Energy Transition Data Highlight Allure of This ETF | ETF Trends

Astute investors know that the global transition to reduced dependence on fossil fuels and increased adoption of renewable energy is well underway, bringing myriad investment opportunities.

However, some of the spending catalysts for renewable equities and exchange traded funds such as the ALPS Clean Energy ETF (ACES) may not be earning adequate credit. The $509.64 million ACES is higher by 13.72% over the past month, indicating it is pricing in some of the good news that may be going overlooked.

While the Inflation Reduction Act passed last year — a move that many consider a boon to the U.S. renewable energy industry — some of its benefits have only come to life recently. For example, the federal government recently announced $11 billion in spending aimed at bringing more green energy to rural parts of the U.S., which could be relevant to some ACES member firms.

For long-term investors considering the fund, the good news is that renewable energy in the U.S. and throughout much of the developed world is in its early innings.

ACES Angles Could Be Interesting

There’s a long runway ahead for energy transition spending that could support the ACES investment thesis.

“Based on the International Energy Agency’s latest World Energy Investment 2023 report, global investment in clean energy continues to rise and is projected to reach USD 1.7 trillion in 2023. The difference between the investment in clean energy and fossil fuels has continued to increase, meaning we continue to see more capital invested in the clean energy space than ever before,” according to S&P Dow Jones Indices.

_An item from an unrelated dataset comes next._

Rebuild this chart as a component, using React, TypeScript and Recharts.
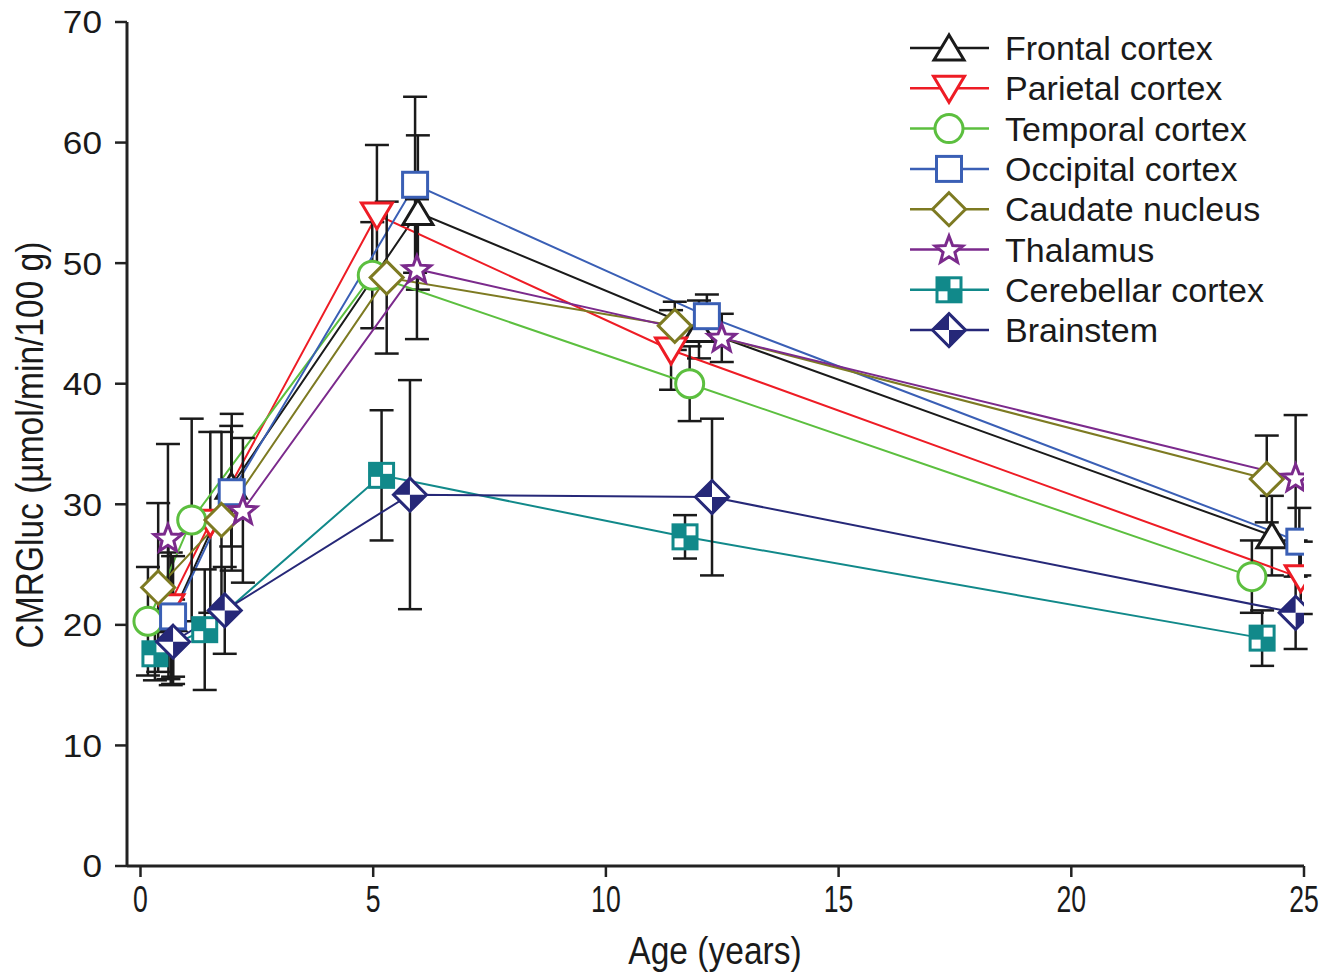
import React from 'react';
import { LineChart, Line, XAxis, YAxis, ErrorBar, Label } from 'recharts';

// ---- data (age in years, CMRGluc in µmol/min/100 g, SD) ----
const frontalX = [0.65, 1.95, 5.96, 12.0, 24.31];
const frontalY = [20.5, 31.5, 54.2, 44.5, 27.4];
const frontalErr = [5.5, 5.0, 6.4, 2.4, 3.3];

const parietalX = [0.6, 1.5, 5.08, 11.4, 24.93];
const parietalY = [21.5, 28.5, 54.0, 42.8, 23.9];
const parietalErr = [6.0, 7.5, 5.8, 3.3, 3.0];

const temporalX = [0.16, 1.1, 4.98, 11.8, 23.88];
const temporalY = [20.3, 28.7, 49.0, 40.0, 24.0];
const temporalErr = [4.5, 8.4, 4.4, 3.1, 3.0];

const occipitalX = [0.7, 1.96, 5.9, 12.17, 24.9];
const occipitalY = [20.7, 31.0, 56.5, 45.6, 26.9];
const occipitalErr = [5.0, 6.5, 7.3, 1.8, 2.8];

const caudateX = [0.38, 1.74, 5.29, 11.48, 24.2];
const caudateY = [23.1, 28.7, 48.8, 44.8, 32.1];
const caudateErr = [7.0, 7.3, 6.3, 2.0, 3.6];

const thalamusX = [0.59, 2.2, 5.94, 12.49, 24.82];
const thalamusY = [27.2, 29.5, 49.5, 43.8, 32.2];
const thalamusErr = [7.8, 6.0, 5.8, 2.0, 5.2];

const cerebellarX = [0.31, 1.38, 5.18, 11.7, 24.1];
const cerebellarY = [17.6, 19.6, 32.4, 27.3, 18.9];
const cerebellarErr = [2.2, 5.0, 5.4, 1.8, 2.3];

const brainstemX = [0.7, 1.81, 5.79, 12.28, 24.82];
const brainstemY = [18.6, 21.2, 30.8, 30.6, 21.0];
const brainstemErr = [3.5, 3.6, 9.5, 6.5, 3.0];

const seriesNames = [
  'Frontal cortex',
  'Parietal cortex',
  'Temporal cortex',
  'Occipital cortex',
  'Caudate nucleus',
  'Thalamus',
  'Cerebellar cortex',
  'Brainstem',
];
const seriesColors = ['#1a1a1a', '#ee1c25', '#5cbf3f', '#3a5fb5', '#7d7a22', '#7b2a8c', '#11898a', '#262878'];
const seriesMarkers = ['triUp', 'triDown', 'circle', 'square', 'diamond', 'star', 'cereb', 'brain'];
const seriesX = [frontalX, parietalX, temporalX, occipitalX, caudateX, thalamusX, cerebellarX, brainstemX];
const seriesY = [frontalY, parietalY, temporalY, occipitalY, caudateY, thalamusY, cerebellarY, brainstemY];
const seriesErr = [frontalErr, parietalErr, temporalErr, occipitalErr, caudateErr, thalamusErr, cerebellarErr, brainstemErr];

const xTicks = [0, 5, 10, 15, 20, 25];
const yTicks = [0, 10, 20, 30, 40, 50, 60, 70];

const series = seriesNames.map((name, i) => ({
  name,
  color: seriesColors[i],
  marker: seriesMarkers[i],
  data: seriesX[i].map((x, j) => ({ x, y: seriesY[i][j], e: seriesErr[i][j] })),
}));

const SANS = "'Liberation Sans', Arial, Helvetica, sans-serif";

function starPoints(cx: number, cy: number, ro: number, ri: number) {
  const pts: string[] = [];
  for (let k = 0; k < 10; k++) {
    const r = k % 2 === 0 ? ro : ri;
    const a = -Math.PI / 2 + (k * Math.PI) / 5;
    pts.push(`${cx + r * Math.cos(a)},${cy + r * Math.sin(a)}`);
  }
  return pts.join(' ');
}

function Marker({ kind, color, cx, cy }: { kind: string; color: string; cx: number; cy: number }) {
  const sw = 3;
  switch (kind) {
    case 'triUp':
      return (
        <polygon
          points={`${cx},${cy - 13} ${cx - 15},${cy + 12} ${cx + 15},${cy + 12}`}
          fill="#fff"
          stroke={color}
          strokeWidth={sw}
        />
      );
    case 'triDown':
      return (
        <polygon
          points={`${cx - 15.5},${cy - 12} ${cx + 15.5},${cy - 12} ${cx},${cy + 14}`}
          fill="#fff"
          stroke={color}
          strokeWidth={sw}
        />
      );
    case 'circle':
      return <circle cx={cx} cy={cy} r={14} fill="#fff" stroke={color} strokeWidth={sw} />;
    case 'square':
      return <rect x={cx - 12.5} y={cy - 12.5} width={25} height={25} fill="#fff" stroke={color} strokeWidth={sw} />;
    case 'diamond':
      return (
        <polygon
          points={`${cx},${cy - 16.5} ${cx + 16.5},${cy} ${cx},${cy + 16.5} ${cx - 16.5},${cy}`}
          fill="#fff"
          stroke={color}
          strokeWidth={sw}
        />
      );
    case 'star':
      return <polygon points={starPoints(cx, cy + 1, 14.5, 6.2)} fill="#fff" stroke={color} strokeWidth={sw} />;
    case 'cereb':
      return (
        <g>
          <rect x={cx - 13.5} y={cy - 13.5} width={27} height={27} fill={color} />
          <rect x={cx + 1.5} y={cy - 10.5} width={9} height={9} fill="#fff" />
          <rect x={cx - 10.5} y={cy + 1.5} width={9} height={9} fill="#fff" />
        </g>
      );
    case 'brain':
      return (
        <g>
          <polygon
            points={`${cx},${cy - 16.5} ${cx + 16.5},${cy} ${cx},${cy + 16.5} ${cx - 16.5},${cy}`}
            fill="#fff"
            stroke={color}
            strokeWidth={sw}
          />
          <polygon points={`${cx},${cy - 16.5} ${cx},${cy} ${cx - 16.5},${cy}`} fill={color} />
          <polygon points={`${cx},${cy} ${cx + 16.5},${cy} ${cx},${cy + 16.5}`} fill={color} />
        </g>
      );
    default:
      return null;
  }
}

// condensed-looking x tick labels
function XTick(props: any) {
  const { x, y, payload } = props;
  return (
    <g transform={`translate(${x},${y}) scale(0.72,1)`}>
      <text x={0} y={0} dy="0.71em" textAnchor="middle" fontSize={37} fill="#1a1a1a" fontFamily={SANS}>
        {payload.value}
      </text>
    </g>
  );
}

// slightly wide y tick labels
function YTick(props: any) {
  const { x, y, payload } = props;
  return (
    <g transform={`translate(${x},${y}) scale(1.1,1)`}>
      <text x={0} y={0} dy="0.355em" textAnchor="end" fontSize={32} fill="#1a1a1a" fontFamily={SANS}>
        {payload.value}
      </text>
    </g>
  );
}

const legendTop = 48;
const legendStep = 40.3;

export default function App() {
  return (
    <div style={{ position: 'absolute', left: 0, top: 0, width: 1342, height: 976, background: '#fff' }}>
      <LineChart
        width={1342}
        height={976}
        margin={{ top: 22, right: 38, bottom: 40, left: 27 }}
      >
        <XAxis
          type="number"
          dataKey="x"
          domain={[-0.29, 25]}
          ticks={xTicks}
          allowDataOverflow
          height={70}
          axisLine={{ stroke: '#222', strokeWidth: 3 }}
          tickLine={{ stroke: '#222', strokeWidth: 2.5 }}
          tickSize={11}
          tickMargin={9}
          tick={<XTick />}
        >
          <Label
            content={() => (
              <g transform="translate(715,951) scale(0.86,1)">
                <text x={0} y={0} textAnchor="middle" dominantBaseline="central" fontSize={39} fill="#1a1a1a" fontFamily={SANS}>
                  Age (years)
                </text>
              </g>
            )}
          />
        </XAxis>
        <YAxis
          type="number"
          domain={[0, 70]}
          ticks={yTicks}
          allowDataOverflow
          width={100}
          axisLine={{ stroke: '#222', strokeWidth: 3 }}
          tickLine={{ stroke: '#222', strokeWidth: 2.5 }}
          tickSize={12}
          tickMargin={13}
          tick={<YTick />}
        >
          <Label
            content={() => (
              <g transform="translate(30,445) rotate(-90) scale(0.86,1)">
                <text x={0} y={0} textAnchor="middle" dominantBaseline="central" fontSize={39} fill="#1a1a1a" fontFamily={SANS}>
                  CMRGluc (µmol/min/100 g)
                </text>
              </g>
            )}
          />
        </YAxis>
        {series.map((s) => (
          <Line
            key={s.name}
            data={s.data}
            dataKey="y"
            name={s.name}
            stroke={s.color}
            strokeWidth={2}
            isAnimationActive={false}
            dot={(p: any) => (
              <g key={`${s.name}-${p.index}`}>
                <Marker kind={s.marker} color={s.color} cx={p.cx} cy={p.cy} />
              </g>
            )}
            activeDot={false}
          >
            <ErrorBar dataKey="e" direction="y" width={12} stroke="#1a1a1a" strokeWidth={2.5} isAnimationActive={false} />
          </Line>
        ))}
      </LineChart>
      <svg
        width={1342}
        height={976}
        style={{ position: 'absolute', left: 0, top: 0, pointerEvents: 'none' }}
      >
        {series.map((s, i) => {
          const cy = legendTop + i * legendStep;
          return (
            <g key={s.name}>
              <line x1={910} x2={989} y1={cy} y2={cy} stroke={s.color} strokeWidth={2.5} />
              <Marker kind={s.marker} color={s.color} cx={949} cy={cy} />
              <text x={1005} y={cy} dominantBaseline="central" fontSize={34} fill="#1a1a1a" fontFamily={SANS}>
                {s.name}
              </text>
            </g>
          );
        })}
      </svg>
    </div>
  );
}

Providing ballast for ACES and the broader renewable energy investment thesis is the point that in 2022, renewables accounted for 21% of the power generated in the U.S., according to the U.S. Energy Information Administration. That implies not only increasing reliability, but ample room to gain more market share against traditional fuel sources. For example, natural gas accounts for 39% of power generated in the U.S.

Of course, renewable energy is a global theme, and that was on the front burner when the G7 nations met in Japan in April. Some of the takeaways can indicate positive implications for ACES.

“The G7 (Canada, France, Germany, Italy, Japan, the U.K. and the U.S.) ministers met in Sapporo, Japan in April to discuss climate, energy and environmental issues. At the meeting, the G7 countries agreed to collectively increase the offshore wind capacity of 150GW and increase solar photovoltaics to more than 1TW by 2030,” concluded S&P.